The AI revolution is thought to have occurred largely because of the efforts of AI researchers and the ever-growing levels of compute, but there’s also a massive operation by an entirely different set of people — human data annotators.

Former Google engineer Francois Chollet, who is the creator of the Keras library and the co-founder of ARC-AGI prize, has said that over 20,000 humans have been employed full-time over the last few years to provide annotations to train LLMs. He suggested that this human intervention, instead of compute, was the chief bottleneck in LLM progress.

“The narrative around LLMs is that they got better purely by scaling up pretraining *compute*,” he posted on X. “In reality, they got better by scaling up pretraining *data*, while compute is only a means to the end of cramming more data into the model. Data is the fundamental bottleneck. You can’t scale up pretraining compute without more data,” he added.

“And so far this data has been chiefly human-generated — over 20,000 people have been employed full-time for the past few years to provide annotations to train LLMs on. Even when the data is coming from Reinforcement Learning environments, the environments still had to be purposely handcrafted by humans,” Chollet added.

“And that’s the fundamental bottleneck here: these models are completely dependent on human output. They are an interpolative database of what we put into them,” he said. Chollet said that this wouldn’t be the case with true AGI. “Meanwhile, AGI will in fact get better by simply adding more *compute*. It will not be bottlenecked by the availability of human-generated text,” he added.

Modern LLMs are first trained on large amounts of data that’s available on the internet and through books. But they also require guidance on how to answer questions and behave with users, and they are provided this data by humans writing questions and answers that are used to further train the models. There are large companies such as Scale AI and Surge that specialize in providing human-written text to train models. These companies employ large numbers of contractors in places like Kenya and Venezuela, but increasingly domain specialists and PhDs have also been used to create text to train models.

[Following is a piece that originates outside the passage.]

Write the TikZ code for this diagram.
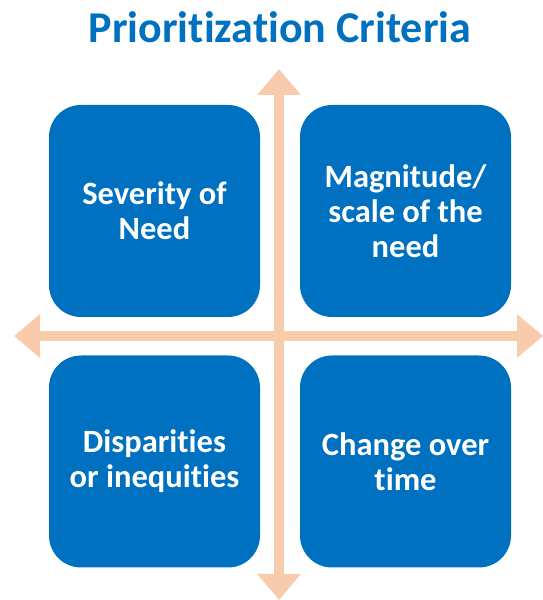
\documentclass[tikz,border=0pt]{standalone}
\usepackage{fontspec}
\setmainfont[Ligatures=CommonOff]{Carlito}
\usetikzlibrary{arrows.meta}
\definecolor{critblue}{HTML}{0070C0}
\definecolor{peach}{HTML}{F8CBAD}
\tikzset{
    critbox/.style={fill=critblue, rounded corners=32pt, minimum width=211pt, minimum height=212pt, inner sep=0pt,
        text=white, align=center, font=\fontsize{32.5}{35}\selectfont\bfseries},
    axisarrow/.style={draw=peach, line width=9.5pt, {Triangle[width=42pt,length=26pt]}-{Triangle[width=42pt,length=26pt]}}
}
\begin{document}
\begin{tikzpicture}[x=1pt, y=1pt]
    \useasboundingbox (0,0) rectangle (543,600) ;
    \node [anchor=base, text=critblue, font=\fontsize{44}{50}\selectfont\bfseries] (title) at (280,557) {Prioritization Criteria} ;
    \coordinate (west) at (14,264) ;
    \coordinate (east) at (543,264) ;
    \coordinate (north) at (279,531) ;
    \coordinate (south) at (279,0) ;
    \draw [axisarrow] (west) -- (east) ;
    \draw [axisarrow] (south) -- (north) ;
    \node [critbox] (severity) at (154.5,389) {Severity of\\Need} ;
    \node [critbox] (magnitude) at (405.5,389) {Magnitude/\\scale of the\\need} ;
    \node [critbox] (disparities) at (154.5,138.5) {Disparities\\or inequities} ;
    \node [critbox] (change) at (405.5,138.5) {Change over\\time} ;
\end{tikzpicture}
\end{document}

And it appears that as many as 20,000 humans have been employed full-time to create this data for different companies over the last few years. The job of a Human data annotator is one of the few new jobs that are being created by AI — such roles didn’t exist before — but give how smart AI systems are getting, it’s unlikely how long these jobs will be viable for. There’s also a focus on using synthetic data, that could render such jobs obsolete in a few years. But at the moment, the AI industry isn’t just being powered by massive datacenters and highly-paid AI researchers — it’s also being powered by humans that are assiduously writing text to help train AI models.